I'm not convinced that the "decomp_" function that I found is actually the decompression routine. So far, it doesn't seem connected to CreateFileA, CreateFileW, ReadFile, or SetFilePointer and placing a breakpoint in the function has no effect.

And yeah, the first text is when the guy on the airship starts talking (DT21 contains all of the script files). The "text" that shows up on the screen before that is image-based. Decompression would kick in for that, too. I believe the only uncompressed data is (of course) the EXE (which has a sizable amount of text) and the movies which are AVI format.

flame

This one is my own work.
I got a good hint from Kelebek at GBAtemp forum to help me solve it.
The hint from Kelebek was to copy the MIPS code but in Python, so you will see register names in the code.
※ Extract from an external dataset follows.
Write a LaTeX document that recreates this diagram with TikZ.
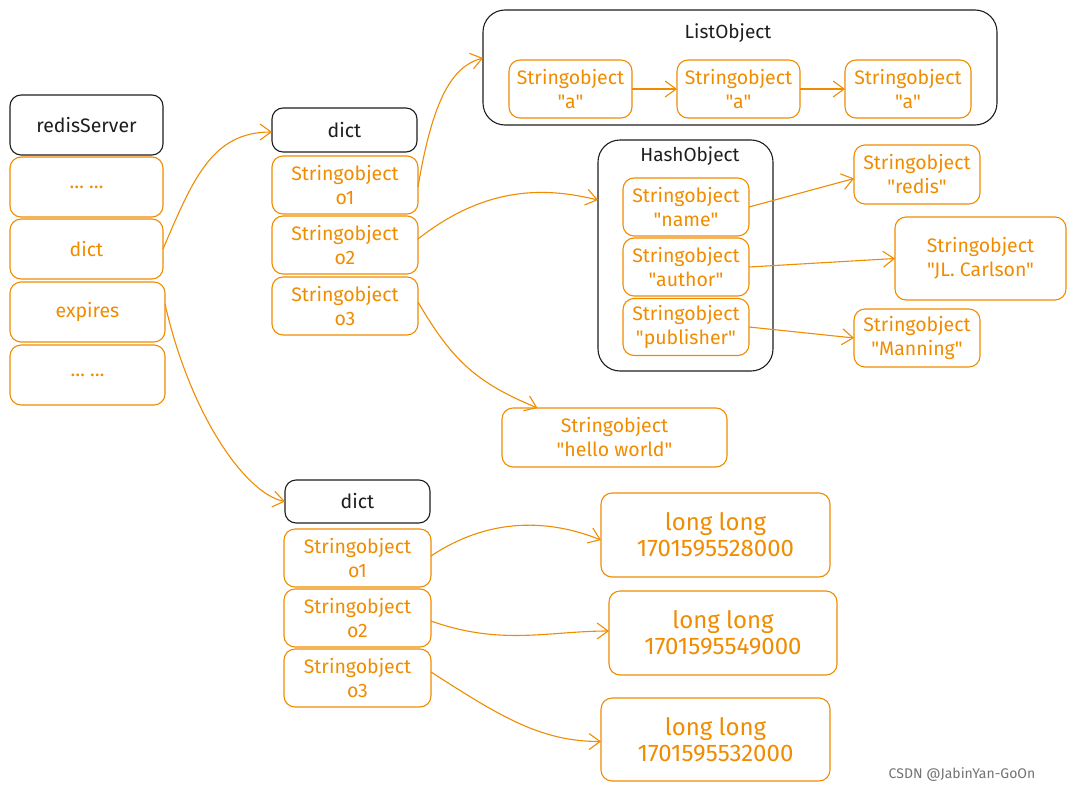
\documentclass[tikz,border=0pt]{standalone}
\usepackage{fontspec}
\setmainfont{Fira Sans}[Ligatures=TeXOff]
\usetikzlibrary{arrows.meta}
\definecolor{org}{HTML}{F08C00}
\definecolor{ink}{HTML}{1E1E1E}
\tikzset{
  base/.style={rounded corners=11pt, line width=1.1pt, align=center, inner sep=0pt, outer sep=0pt, font=\fontsize{19.5}{24}\selectfont},
  obox/.style={base, draw=org, text=org},
  kbox/.style={base, draw=ink, text=ink},
  cont/.style={rounded corners=22pt, line width=1.1pt, draw=ink},
  ttl/.style={text=ink, font=\fontsize{19}{22}\selectfont},
  big/.style={font=\fontsize{24}{26}\selectfont},
  conn/.style={draw=org, line width=1.1pt, -{Straight Barb[length=11pt,width=16pt,line width=1.1pt]}},
}
\begin{document}
\begin{tikzpicture}[x=1pt,y=-1pt]
\useasboundingbox[fill=white] (0,0) rectangle (1075,792);
% left column
\node[kbox, minimum width=153, minimum height=60] (rs) at (86.5,125) {redisServer};
\node[obox, minimum width=153, minimum height=60] (d1) at (86.5,187) {… …};
\node[obox, minimum width=153, minimum height=60] (ld) at (86.5,249) {dict};
\node[obox, minimum width=155, minimum height=60] (ex) at (87.5,312) {expires};
\node[obox, minimum width=155, minimum height=60] (d2) at (87.5,375) {… …};
% top dict
\node[kbox, minimum width=145, minimum height=44] (td) at (344.5,130) {dict};
\node[obox, minimum width=146, minimum height=58] (to1) at (345,185) {Stringobject\\o1};
\node[obox, minimum width=146, minimum height=58] (to2) at (345,245) {Stringobject\\o2};
\node[obox, minimum width=146, minimum height=58] (to3) at (345,306) {Stringobject\\o3};
% ListObject
\draw[cont] (483,10) rectangle (997,125);
\node[ttl] (lt) at (728,33) {ListObject};
\node[obox, minimum width=123, minimum height=58] (la) at (570.5,89) {Stringobject\\"a"};
\node[obox, minimum width=123, minimum height=58] (lb) at (738.5,89) {Stringobject\\"a"};
\node[obox, minimum width=126, minimum height=58] (lc) at (908,89) {Stringobject\\"a"};
\coordinate (lin) at (483,58);
% HashObject
\draw[cont] (598,140) rectangle (773,371);
\node[ttl] (ht) at (690,156) {HashObject};
\node[obox, minimum width=126, minimum height=58] (hn) at (686,207) {Stringobject\\"name"};
\node[obox, minimum width=126, minimum height=58] (ha) at (686,267) {Stringobject\\"author"};
\node[obox, minimum width=126, minimum height=57] (hp) at (686,327) {Stringobject\\"publisher"};
\coordinate (hin) at (598,200);
% values
\node[obox, minimum width=126, minimum height=59] (vr) at (917,174.5) {Stringobject\\"redis"};
\node[obox, minimum width=171, minimum height=83] (vc) at (980.5,258.5) {Stringobject\\"JL. Carlson"};
\node[obox, minimum width=126, minimum height=58] (vm) at (917,338) {Stringobject\\"Manning"};
\node[obox, minimum width=225, minimum height=59] (hw) at (614.5,437.5) {Stringobject\\"hello world"};
% bottom dict
\node[kbox, minimum width=145, minimum height=43] (bd) at (357.5,501.5) {dict};
\node[obox, minimum width=147, minimum height=58] (bo1) at (357.5,558) {Stringobject\\o1};
\node[obox, minimum width=147, minimum height=58] (bo2) at (357.5,618) {Stringobject\\o2};
\node[obox, minimum width=147, minimum height=58] (bo3) at (357.5,678) {Stringobject\\o3};
% long long
\node[obox, big, minimum width=229, minimum height=84] (l1) at (715.5,535) {long long\\1701595528000};
\node[obox, big, minimum width=228, minimum height=84] (l2) at (723,633) {long long\\1701595549000};
\node[obox, big, minimum width=229, minimum height=83] (l3) at (715.5,739.5) {long long\\1701595532000};
% connectors
\draw[conn] (ld.east) .. controls +(30,-70) and +(-60,0) .. ([yshift=-2pt]td.west);
\draw[conn] ([yshift=8pt]ex.east) .. controls +(25,110) and +(-40,-8) .. (bd.west);
\draw[conn] ([yshift=-2pt]to1.east) .. controls +(15,-90) and +(-30,8) .. (lin);
\draw[conn] ([yshift=6pt]to2.east) .. controls +(70,-55) and +(-50,-12) .. (hin);
\draw[conn] ([yshift=4pt]to3.east) .. controls +(35,60) and +(-60,-25) .. ([xshift=-77pt]hw.north);
\draw[conn] (la.east) -- (lb.west);
\draw[conn] (lb.east) -- (lc.west);
\draw[conn] (hn.east) -- ([yshift=-4pt]vr.west);
\draw[conn] (ha.east) -- (vc.west);
\draw[conn] (hp.east) -- (vm.west);
\draw[conn] ([yshift=2pt]bo1.east) .. controls +(60,-40) and +(-50,-20) .. ([yshift=-5pt]l1.west);
\draw[conn] ([yshift=-3pt]bo2.east) .. controls +(70,25) and +(-60,0) .. ([yshift=2pt]l2.west);
\draw[conn] ([yshift=6pt]bo3.east) .. controls +(70,45) and +(-60,0) .. ([yshift=-2pt]l3.west);
% watermark
\node[text=black!55, font=\fontsize{14}{16}\selectfont] (wm) at (962,775) {CSDN @JabinYan-GoOn};
\end{tikzpicture}
\end{document}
The other guy's code is better because it has actual descriptive names for the variables, etc....

I made a similar program that works with Nayuta no Kiseki.
This format is a little more simple, so I simplified the program I wrote for Nayuta to work with this.
It will decompress your T_TITLE._DT file without any problem; not sure about other files.
Written in Python 2:
http://pastebin.com/mNEYS5Cb

You should try it with some other files to see if it will work.
Do you need help re-compressing (fake compressing)?

Please mark it SOLVED if your problem has been taken care of.